Luxury Hamptons wedding trends for summer 2022
If you’re planning a wedding on the East End this summer, it’s go big or go home.
“The pendulum has definitely swung,” says Erin Hattrick Meaney, owner of Southampton’s Topiaire Flower Shop. “In the last two years, you were lucky if there was one bridesmaid — now there are 12 girls.”
She adds that budgets for bouquets and florals have swollen by a third versus 2019; the three weddings she’s working next month are the biggest bashes she’s ever garlanded, with 400-plus guests.
Even when the parties are small, she says, families don’t skimp on spending. “I did a wedding last week for 12 people, and it was the same budget as for a 100-person wedding — they wanted a spectacular chuppah.”
Event planner Sofia Crokos (who also co-owns the Greek restaurant Elaia Estiatorio in Bridgehampton) agrees. She’s carved out a niche planning high-end Hamptons bashes. Per-head spending on the five wedding weekends she’s masterminding this summer is 40% higher than the last pre-pandemic season.
“The vibe, the excitement is coming back to life. It’s almost like they’ve let themselves out of a cage and said, ‘Let’s go,’ ” Crokos laughs.
One cognac-mad client has asked her to create a sampling station for his favorites and a lounge area where guests can sip on Louis XIII and co., while another has tasked her with creating a globe-trotting assortment of snacks scattered around the venue, a nod to a love of travel that’s been so hard to indulge in recent years. And no wedding Out East is now complete without one amenity, she says: a Kardashian-endorsed, skin-smoothing MirMir photo booth.
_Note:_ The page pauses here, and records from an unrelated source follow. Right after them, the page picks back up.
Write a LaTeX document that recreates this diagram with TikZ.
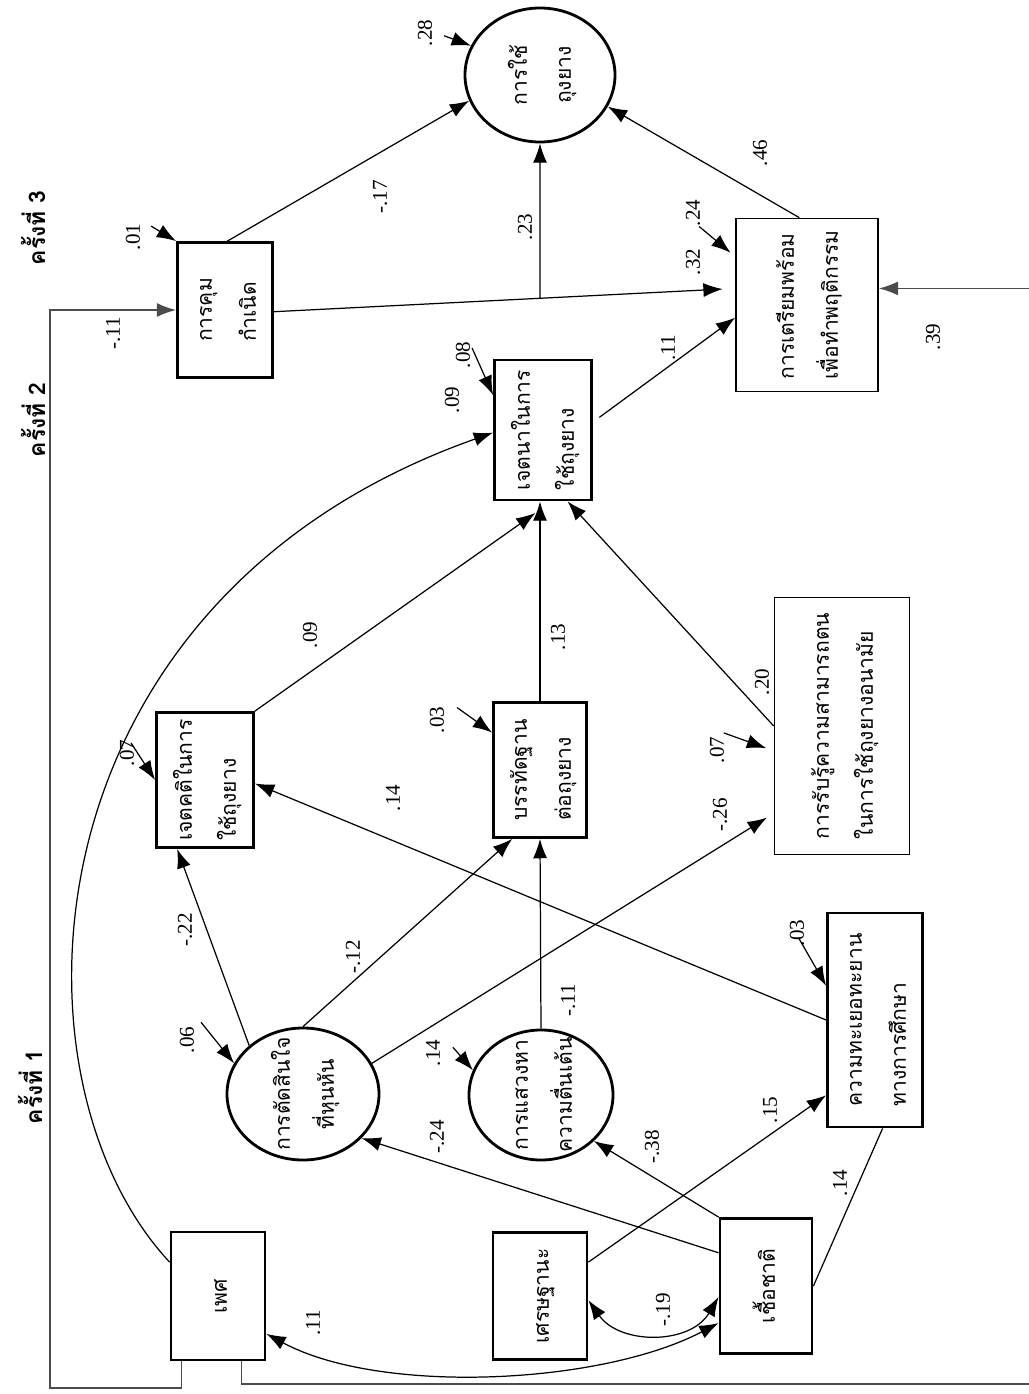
\documentclass[tikz,border=0pt]{standalone}
\usepackage{fontspec}
\setmainfont{Liberation Serif}
\newfontfamily\thai[Script=Thai]{Loma}
\usepackage{graphicx}
\usetikzlibrary{arrows.meta, calc, shapes.geometric}

\newcommand\vtxt[2][l]{\rotatebox{90}{\thai\fontsize{12}{25}\selectfont\begin{tabular}{@{}#1@{}}#2\end{tabular}}}

\tikzset{
  obs/.style={draw, rectangle, line width=1.6pt, inner sep=0pt},
  obsthin/.style={draw, rectangle, line width=0.9pt, inner sep=0pt},
  latent/.style={draw, ellipse, line width=1.6pt, inner sep=0pt},
  pathline/.style={line width=0.7pt, -{Latex[length=11pt,width=8pt]}},
  corr/.style={line width=0.7pt, {Latex[length=11pt,width=8pt]}-{Latex[length=11pt,width=8pt]}},
  errarr/.style={line width=0.7pt, {Latex[length=11pt,width=8pt]}-},
  bracket/.style={draw=black!70, line width=0.9pt},
  coef/.style={rotate=90, font=\fontsize{12}{14}\selectfont},
  wave/.style={rotate=90, font=\thai\bfseries\fontsize{13}{15}\selectfont},
}

\begin{document}
\begin{tikzpicture}[x=0.2mm, y=-0.2mm]
\path[use as bounding box, fill=white] (0,0) rectangle (1029,1394);

% waves
\node[wave] (w3) at (33,228) {ครั้งที่ 3};
\node[wave] (w2) at (33,420) {ครั้งที่ 2};
\node[wave] (w1) at (30,1087) {ครั้งที่ 1};

% exogenous
\node[obs, minimum width=18.8mm, minimum height=25.6mm] (sex) at (218,1296) {\vtxt{เพศ}};
\node[obs, minimum width=18.8mm, minimum height=25.4mm] (econ) at (540,1296) {\vtxt{เศรษฐานะ}};
\node[obs, minimum width=18.4mm, minimum height=27mm] (race) at (766,1286) {\vtxt{เชื้อชาติ}};

% wave 1
\node[latent, minimum width=30.4mm, minimum height=26.4mm,
  label={center:{\vtxt[c]{การตัดสินใจ\\ที่หุนหัน}}}] (impulse) at (303,1094) {};
\node[latent, minimum width=28.8mm, minimum height=26mm,
  label={center:{\vtxt[c]{การแสวงหา\\ความตื่นเต้น}}}] (sensation) at (541,1095) {};
\node[obs, minimum width=19mm, minimum height=42.8mm] (aspire) at (875,1020) {\vtxt{ความทะเยอทะยาน\\ทางการศึกษา}};
\node[obs, minimum width=19.4mm, minimum height=27mm] (attitude) at (205,780) {\vtxt{เจตคติในการ\\ใช้ถุงยาง}};
\node[obs, minimum width=18.6mm, minimum height=27mm] (norm) at (540,770) {\vtxt{บรรทัดฐาน\\ต่อถุงยาง}};
\node[obsthin, minimum width=27mm, minimum height=51.4mm] (efficacy) at (842,726) {\vtxt{การรับรู้ความสามารถตน\\ในการใช้ถุงยางอนามัย}};

% wave 2
\node[obs, minimum width=19.4mm, minimum height=28mm] (intent) at (543,430) {\vtxt{เจตนาในการ\\ใช้ถุงยาง}};
\node[obs, minimum width=19mm, minimum height=27mm] (control) at (225,310) {\vtxt{การคุม\\กำเนิด}};
\node[obsthin, minimum width=28.4mm, minimum height=34.6mm] (prep) at (807,305) {\vtxt{การเตรียมพร้อม\\เพื่อทำพฤติกรรม}};

% wave 3
\node[latent, minimum width=30mm, minimum height=26.8mm,
  label={center:{\vtxt[c]{การใช้\\ถุงยาง}}}] (use) at (540,75) {};

% paths
\draw[pathline] (control.88) -- (use.200);
\draw[pathline, shorten >=2.5mm] (control.-2) -- (prep.167);
\coordinate (split) at ($(control.-2)!0.577!(prep.167)$);
\draw[pathline] (split) -- (use.south);
\draw[pathline] (prep.95) -- (use.-25);
\draw[pathline, shorten <=1.6mm] (intent.9) -- (prep.190);
\draw[pathline, shorten >=4mm] (attitude.north east) -- (intent.-83);
\draw[pathline] (norm.north) -- (norm.north |- intent.south);
\draw[pathline] (efficacy.west) -- (intent.-71);
\draw[pathline] (sex.145) .. controls (0,1080) and (20,600) .. (intent.183);
\draw[corr] (sex.-38) .. controls (380,1395) and (600,1385) .. (race.218);
\draw[corr] (econ.-5) .. controls (620,1345) and (690,1345) .. (race.193);
\draw[pathline] (race.145) -- (impulse.-37);
\draw[pathline] (race.north west) -- (sensation.-41);
\draw[pathline] (econ.35) -- (aspire.237);
\draw[line width=0.7pt] (race.east) -- (aspire.-86);
\draw[pathline] (aspire.west) -- (attitude.-4);
\draw[pathline] (impulse.138) -- (attitude.248);
\draw[pathline] (impulse.north) -- (norm.248);
\draw[pathline, shorten >=1.6mm] (impulse.24) -- (efficacy.232);
\draw[pathline] (sensation.north) -- (norm.south);

% lagged paths
\coordinate (lowL) at (50,1388);
\coordinate (lowR) at (1045,1384);
\draw[pathline, bracket] ($(sex.south west)+(12,0)$) |- (lowL) |- (control.west);
\draw[pathline, bracket] ($(sex.south west)+(72,0)$) |- (lowR) |- (prep.13);

% errors
\draw[errarr] (use.157) -- ++(-27,-10);
\draw[errarr] (control.north west) -- ++(-25,-15);
\draw[errarr] (intent.145) -- ++(-21,-47);
\draw[errarr, shorten <=1.2mm] (prep.146) -- ++(-36,-30);
\draw[errarr] (attitude.west) -- ++(-24,-37);
\draw[errarr] (norm.142) -- ++(-35,-25);
\draw[errarr, shorten <=1.6mm] (efficacy.200) -- ++(-50,-18);
\draw[errarr] (impulse.156) -- ++(-33,-41);
\draw[errarr] (sensation.160) -- ++(-20,-23);
\draw[errarr] (aspire.145) -- ++(-27,-47);

% coefficients
\node[coef] at (425,33) {.28};
\node[coef] at (133,237) {.01};
\node[coef] at (380,197) {-.17};
\node[coef] at (113,333) {-.11};
\node[coef] at (525,227) {.23};
\node[coef] at (693,262) {.32};
\node[coef] at (693,213) {.24};
\node[coef] at (760,153) {.46};
\node[coef] at (933,337) {.39};
\node[coef] at (668,348) {.11};
\node[coef] at (463,355) {.08};
\node[coef] at (452,400) {.09};
\node[coef] at (310,635) {.09};
\node[coef] at (127,753) {.07};
\node[coef] at (437,720) {.03};
\node[coef] at (558,637) {.13};
\node[coef] at (762,682) {.20};
\node[coef] at (717,750) {.07};
\node[coef] at (720,815) {-.26};
\node[coef] at (393,798) {.14};
\node[coef] at (185,930) {-.22};
\node[coef] at (353,957) {-.12};
\node[coef] at (187,1040) {.06};
\node[coef] at (433,1053) {.14};
\node[coef] at (568,1000) {-.11};
\node[coef] at (437,1137) {-.24};
\node[coef] at (652,1147) {-.38};
\node[coef] at (770,1110) {.15};
\node[coef] at (797,933) {.03};
\node[coef] at (840,1183) {.14};
\node[coef] at (663,1310) {-.19};
\node[coef] at (313,1323) {.11};
\end{tikzpicture}
\end{document}
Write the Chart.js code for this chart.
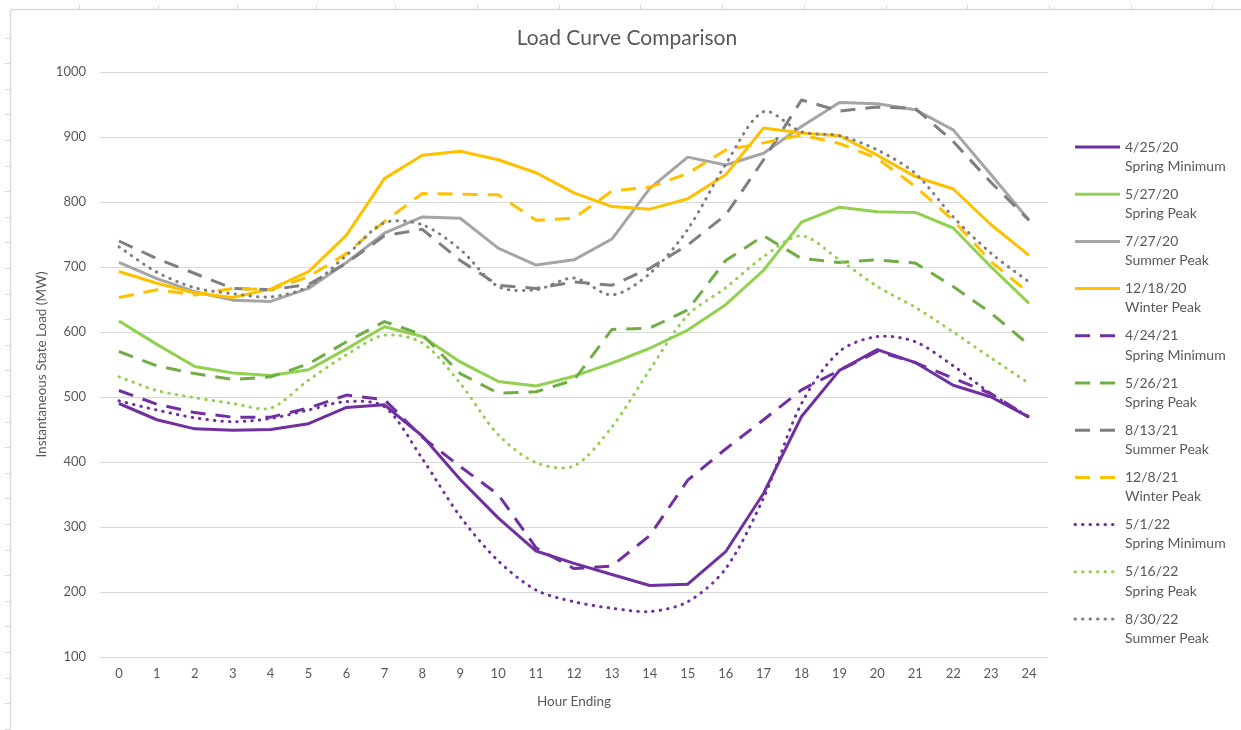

The event planner says she tries to nod to the local area in every Hamptons-based wedding she throws — serving vodka from Sagaponack Farm Distillery, perhaps — and triple-checks every potential booking against the social calendar Out East. She’ll counsel clients to wait if, say, their date clashes with the Hampton Classic horse show. “It turns into something a little cuckoo out here — the traffic, the hotel bookings — so it’s good if they’re not married to a weekend.”
Dobi Trendafilova is director of operations for Le Bilboquet restaurant group and oversees its Sag Harbor outpost, among others.
The elegant wharf-side eatery had such an avalanche of requests for weddings this summer that Trendafilova made an exception to the rule of keeping June through August marriage-free; four couples, all with families who are longtime restaurant regulars, are planning to get married there over that period this summer.
“So many events were canceled in the last two years, and people are really looking forward to having a good time, so we decided to be more accommodating,” she says.
Many jet-setting Hamptons couples, she adds, held off holding ceremonies for reasons other than New York’s constraints on event sizes: border closures and travel-related red tape made it too hard to host long-haul loved ones until this summer.
Sylvia Wong agrees. The lawyer-turned-hotelier owns and runs Amagansett’s 15-room Roundtree resort, which opened in the summer of 2020. This month, she’ll host the wedding of a couple whose nuptials were twice postponed because many of the bride’s beloveds lived oversees and faced similar travel hurdles.
“They sighed with relief that it’s actually happening,” Wong says. This summer, the Roundtree is booked for six weddings, most for between 200 and 250 guests and slated for May through June and September through October. (They’re spaced out enough to allow its lawns to recover.) Wong agrees that big-day spending has surged. “Typically, you just have a dance floor in the middle of the tent, but we have one couple who’s building one across the entire tent, and another that’s bringing their own furniture in,” she says.
Another boho-chic couple has scheduled an entire weekend of spare-no-expense wedding festivities, including yoga sessions on the property, a farm-to-table supper and a late-night DJ.
And there’s a specific reason many NYC couples are opting for a wedding Out East this summer — at least according to officiant Sarah Ritchie. She just helmed a wedding for a Manhattan couple in Montauk, where the bride’s family has long spent summers. The couple struggled to secure a wedding license in the city, as the clerk’s office remains only sporadically open, a lockdown-era holdover.
“That administrative glitch can be a real challenge,” Ritchie says of nabbing the vital legal document. “It varies so much by locality, but it’s much easier out here than in the city.”
And easygoing is the new high maintenance when it comes to the fanciest weddings, a vibe shift that Topiaire’s Meaney has experienced firsthand: Floral displays are less formal, and more eclectic, with brides much less insistent on identical arrangements for every surface. “They’ve gotten a whole lot more chill after everything that’s happened, which is much more enjoyable to work with,” she laughs. “Everyone has let go a little bit. They’re just so happy they’re having a big wedding at all.”